Anyways, always interesting to see new things - and notwithstanding my comments above, I may end up using exactly this function to get around a problem I'm having!

Cheers
Pete

Cameron Lackpour said...

Peter,

Thank you for your kind words. I know this sounds maudlin or sentimental in a saccharine way, but knowing that you and others get some value out of what I write means an awful lot to me.

Re this as a solution: all of the comments to this post have essentially said, “Interesting, but I’d never do it that way”. And I accept the argument that from an ETL or batch perspective, this is kind of dumb.

I wrote this post for two reasons:
1) I wanted to know how to write a SQL trigger. Yes, It’s All About Me, but this is the only way I learn as I don’t exactly have an employer providing training. Although when I was (briefly) a consulting company employee they had me writing training so there wasn’t any real gain, at least that time. :)
2) I couldn’t think how else to do this interactively, i.e., a Planner or an Admin kicks off a calc script to SQL. There just isn’t a slick way to do this from a calc script. Yes, there are other possibilities (jobs in Workspace, FDM launches, etc.) but they aren’t any less kludgy.

Re encrypting the SQL password, no, I know of no way of doing that in a calc script. It’s a curious omission, given how Oracle Planning command line utilities require an ecryped password and of course MaxL’s public/private key encryption.

Lastly (almost), it’s tough to say what a real-world dba would say when told, “I need five usernames with TRUNCATE access to five separate tables”. If the security is atomic enough, does it matter? Or do they just go crazy when they hear the request. Sometimes I have success with, “Yes, I know it’s crazy, but it’s just the way the product works.” Other times the dbas tell me to take a long walk off a short pier.

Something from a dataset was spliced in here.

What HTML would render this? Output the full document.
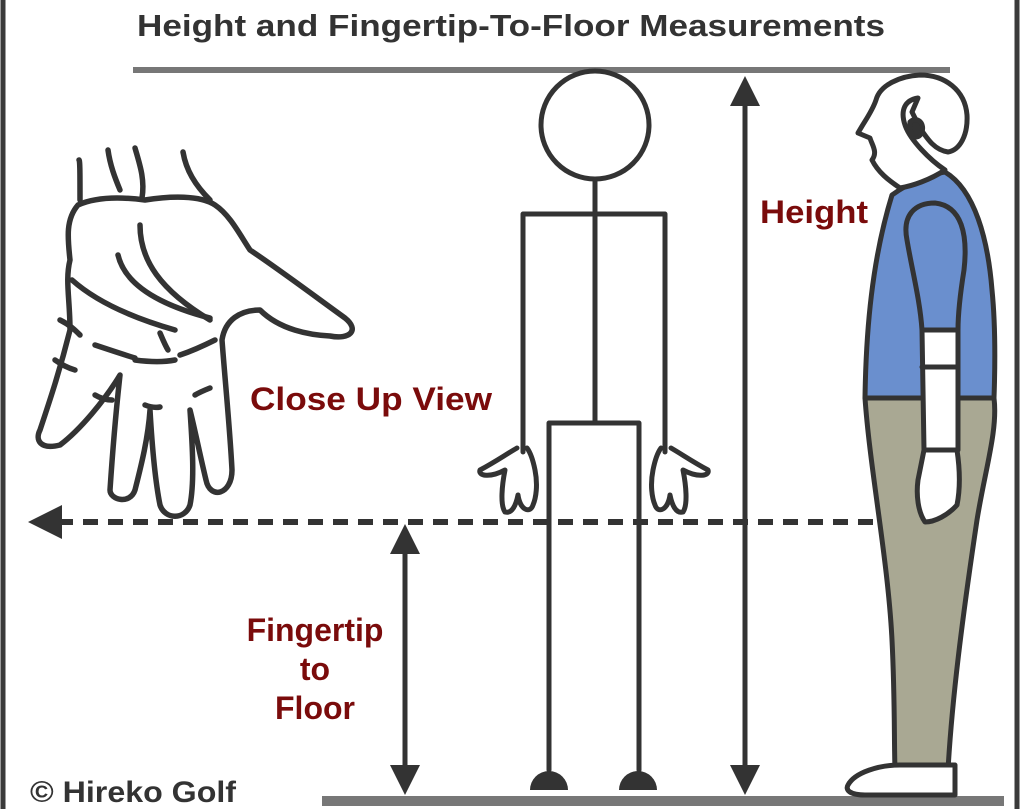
<!DOCTYPE html>
<html><head><meta charset="utf-8"><style>
html,body{margin:0;padding:0;background:#fff}
svg{display:block}
text{font-family:"Liberation Sans",Arial,sans-serif;font-weight:bold}
</style></head><body>
<svg width="1024" height="809" viewBox="0 0 1024 809" xmlns="http://www.w3.org/2000/svg">
<rect width="1024" height="809" fill="#fff"/>
<line x1="3" y1="0" x2="3" y2="809" stroke="#3a3a3a" stroke-width="5"/>
<line x1="1017" y1="0" x2="1017" y2="809" stroke="#3a3a3a" stroke-width="5"/>
<line x1="133" y1="70" x2="950" y2="70" stroke="#777" stroke-width="6"/>
<line x1="322" y1="801" x2="1004" y2="801" stroke="#777" stroke-width="10"/>
<text x="137" y="36" font-size="31" fill="#333" textLength="748" lengthAdjust="spacingAndGlyphs">Height and Fingertip-To-Floor Measurements</text>

<g stroke="#333" fill="none" stroke-width="5" stroke-linecap="round" stroke-linejoin="round">
<circle cx="595" cy="125" r="54"/>
<line x1="595" y1="180" x2="595" y2="423"/>
<polyline points="523,452 523,214 665,214 665,452"/>
<polyline points="549,770 549,423 639,423 639,770"/>
<path d="M517 448 C505 455 495 462 480 470 C478 476 490 478 505 470 C502 485 500 505 505 512 C512 514 516 505 518 495 C520 510 530 514 533 505 C536 498 538 485 535 470 C533 460 530 452 527 448"/>
<path d="M671 448 C683 455 693 462 708 470 C710 476 698 478 683 470 C686 485 688 505 683 512 C676 514 672 505 670 495 C668 510 658 514 655 505 C652 498 650 485 653 470 C655 460 658 452 661 448"/>
</g>
<path d="M530 790 A19 19 0 0 1 568 790 Z" fill="#333"/>
<path d="M619 790 A19 19 0 0 1 657 790 Z" fill="#333"/>

<line x1="745" y1="95" x2="745" y2="772" stroke="#333" stroke-width="5"/>
<polygon points="745,76 730,106 760,106" fill="#333"/>
<polygon points="745,795 730,765 760,765" fill="#333"/>
<line x1="405" y1="545" x2="405" y2="772" stroke="#333" stroke-width="5"/>
<polygon points="405,524 390,554 420,554" fill="#333"/>
<polygon points="405,795 390,765 420,765" fill="#333"/>
<line x1="58" y1="522" x2="915" y2="522" stroke="#333" stroke-width="6" stroke-dasharray="15,10"/>
<polygon points="28,522 62,505 62,539" fill="#333"/>

<text x="760" y="223" font-size="32" fill="#7a0b0b" textLength="108" lengthAdjust="spacingAndGlyphs">Height</text>
<text x="250" y="410" font-size="32" fill="#7a0b0b" textLength="242" lengthAdjust="spacingAndGlyphs">Close Up View</text>
<text x="315" y="641" font-size="32" fill="#7a0b0b" text-anchor="middle">Fingertip</text>
<text x="315" y="680" font-size="32" fill="#7a0b0b" text-anchor="middle">to</text>
<text x="315" y="719" font-size="32" fill="#7a0b0b" text-anchor="middle">Floor</text>
<text x="30" y="802" font-size="30" fill="#333" textLength="206" lengthAdjust="spacingAndGlyphs">© Hireko Golf</text>

<g stroke="#333" fill="none" stroke-width="5.5" stroke-linecap="round" stroke-linejoin="round">
<path d="M80 200 C80 175 80 160 79 160"/>
<path d="M108 150 C110 165 115 178 120 190"/>
<path d="M135 148 C140 165 145 180 142 198"/>
<path d="M183 152 C186 170 195 185 210 200"/>
<path d="M78 205 C100 195 130 198 145 200 C170 196 200 195 215 205 C230 215 240 235 250 250 C280 270 320 300 345 318 C360 330 350 340 330 336 C310 335 280 330 260 310 C240 310 225 320 222 340 C225 380 230 430 232 470 C232 495 210 500 206 480 C200 455 195 430 190 410 C192 440 195 480 190 505 C185 520 165 520 160 505 C155 480 152 445 150 410 C148 440 140 470 135 490 C130 505 110 500 110 490 C112 460 115 420 120 375 C105 400 80 430 60 445 C40 450 35 440 40 430 C50 400 60 370 70 330 C70 300 65 280 70 260 C68 240 65 220 78 205"/>
<path d="M140 225 C140 260 160 290 210 320"/>
<path d="M118 255 C125 285 160 305 210 318"/>
<path d="M72 280 C100 305 140 320 175 330"/>
<path d="M60 320 C70 325 75 330 80 335"/>
<path d="M95 345 C110 350 125 355 135 358"/>
<path d="M135 360 C150 362 165 362 175 360"/>
<path d="M180 355 C195 350 205 345 215 340"/>
<path d="M55 360 C62 365 68 368 75 370"/>
<path d="M95 395 C100 398 105 400 112 400"/>
<path d="M145 405 C150 407 155 408 160 407"/>
<path d="M195 395 C200 392 205 390 210 388"/>
<path d="M160 333 C163 340 165 345 168 350"/>
</g>

<g stroke="#333" stroke-width="5" stroke-linejoin="round" stroke-linecap="round">
<path d="M865 398 C866 330 872 260 892 195 C910 182 930 174 945 172 C975 190 988 240 992 290 C996 330 995 370 994 398 Z" fill="#6a8fce"/>
<path d="M865 398 C870 470 888 560 892 640 C895 700 894 740 895 770 L948 770 C952 700 962 620 977 520 C985 470 998 430 994 398 Z" fill="#a9a893"/>
<path d="M848 785 C855 772 880 765 900 765 L955 765 L955 795 L865 795 C850 795 845 790 848 785 Z" fill="#fff"/>
<path d="M907 240 C902 215 915 203 935 203 C962 206 968 235 964 270 C960 295 958 315 958 330 L922 330 C920 300 912 270 907 240 Z" fill="#6a8fce"/>
<path d="M922 330 L958 330 L958 450 L924 450 Z" fill="#fff"/>
<line x1="922" y1="367" x2="958" y2="367"/>
<path d="M924 450 L957 450 C960 470 960 490 957 505 C948 515 935 522 925 522 C918 512 916 495 918 480 C920 470 922 460 924 450 Z" fill="#fff"/>
<path d="M900 188 C888 180 878 172 872 160 C878 152 872 145 870 138 L858 133 C864 122 872 112 876 100 C880 85 900 76 920 75 C945 75 965 90 967 115 C968 135 960 150 948 152 C935 150 928 140 920 128 L912 112 L918 98 C905 100 900 110 905 125 C910 140 930 160 945 170 C930 180 912 186 900 188 Z" fill="#fff"/>
<path d="M910 122 C916 116 925 122 922 132 C918 142 908 136 910 122" fill="#333"/>
</g>
</svg>
</body></html>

Lastly (for real), if you’re on LinkedIn, would you mind linking in to me? I’d like to email you on a few subjects. I searched for you in vain – maybe the Aus version limits US LI? Or if you can figure out some other way of trading email address so that the whole world doesn’t spam us, I’m open to that as well.

Regards,

Cameron Lackpour

Chris R said...

I'm back on this awesome trick. I'm trying to make it work in Oracle but I'm getting an error with this command:

"create or replace TRIGGER ESSBASEDATAEXPORT BEFORE INSERT ON WMRI_DATAEXPORT
BEGIN
truncate table WMRI_DATAEXPORT;
END;"

Error: PLS-0010: Encountered the symbol "TABLE" when expecting one of the following: :=.(@%; The symbol ":= was inserted before "TABLE" to continue.

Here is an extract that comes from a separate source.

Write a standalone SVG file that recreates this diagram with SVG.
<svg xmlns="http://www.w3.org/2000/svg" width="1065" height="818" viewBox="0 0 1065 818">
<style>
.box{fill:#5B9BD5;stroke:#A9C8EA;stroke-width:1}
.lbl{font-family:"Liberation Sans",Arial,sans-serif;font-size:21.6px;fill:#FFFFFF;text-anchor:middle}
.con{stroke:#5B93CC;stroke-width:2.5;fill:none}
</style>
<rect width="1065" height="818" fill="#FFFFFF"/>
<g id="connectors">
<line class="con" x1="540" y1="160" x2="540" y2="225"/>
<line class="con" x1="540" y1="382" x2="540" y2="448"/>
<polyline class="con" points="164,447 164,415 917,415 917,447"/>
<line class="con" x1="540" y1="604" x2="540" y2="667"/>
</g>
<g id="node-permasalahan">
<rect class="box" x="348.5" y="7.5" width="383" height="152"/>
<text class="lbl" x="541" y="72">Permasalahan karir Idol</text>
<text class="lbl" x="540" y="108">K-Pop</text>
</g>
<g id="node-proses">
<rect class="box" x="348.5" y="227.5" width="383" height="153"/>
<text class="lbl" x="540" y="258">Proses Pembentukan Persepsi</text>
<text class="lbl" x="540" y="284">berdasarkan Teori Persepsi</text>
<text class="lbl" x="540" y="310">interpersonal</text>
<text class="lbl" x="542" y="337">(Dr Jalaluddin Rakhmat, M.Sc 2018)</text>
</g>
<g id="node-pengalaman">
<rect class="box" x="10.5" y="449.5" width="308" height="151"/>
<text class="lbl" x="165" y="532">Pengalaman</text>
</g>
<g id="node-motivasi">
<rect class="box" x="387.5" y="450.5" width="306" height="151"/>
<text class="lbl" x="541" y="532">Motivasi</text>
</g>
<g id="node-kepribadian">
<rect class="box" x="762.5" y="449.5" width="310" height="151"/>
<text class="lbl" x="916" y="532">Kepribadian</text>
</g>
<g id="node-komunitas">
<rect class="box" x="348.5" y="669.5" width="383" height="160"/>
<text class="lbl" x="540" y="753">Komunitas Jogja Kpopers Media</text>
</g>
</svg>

I'm excited to use this. We're not using ODI and I think this solution is very elegant.

Chris R said...

I figured it out...

CREATE OR REPLACE TRIGGER ESSBASEDATALOAD

BEFORE INSERT ON WMRI_DATAEXPORT
BEGIN
EXECUTE IMMEDIATE 'TRUNCATE TABLE WMRI_DATAEXPORT';
END

Jen Guzik said...

I was all jazzed about finally getting a dataexport to a DSN source to work properly until I hit the pesky issue of it simply adding the results to the table with multiple runs. So off to Google I ran and then I was jazzed again about finding a blog post from Cameron about it.

It's disheartening that a way to do this automatically wasn't included from the outset...exporting to a table is all but useless without it, especially given the nature of Essbase data and no real way to guarantee only incremental data without a lot of tricks and business process assumptions.

Jen Guzik said...

It's not the most elegant solution, but we have a custom web interface where users can log in and launch SQL database packages or Essbase MSH scripts so users can refresh the data in their cubes on an ad hoc basis during the day if needed. The SQL packages generally pull data from the source and put it in staging tables that the Essbase dim builds / load rules pull from.

So I set up a package that deletes the records from my table, and an MSH script that executes the export calc script. We don't want users having the database schema credentials, so I set up Essbase substitution variables at the all apps / all databases level for those. With 2 clicks they can execute the process and they get an e-mail when it finishes.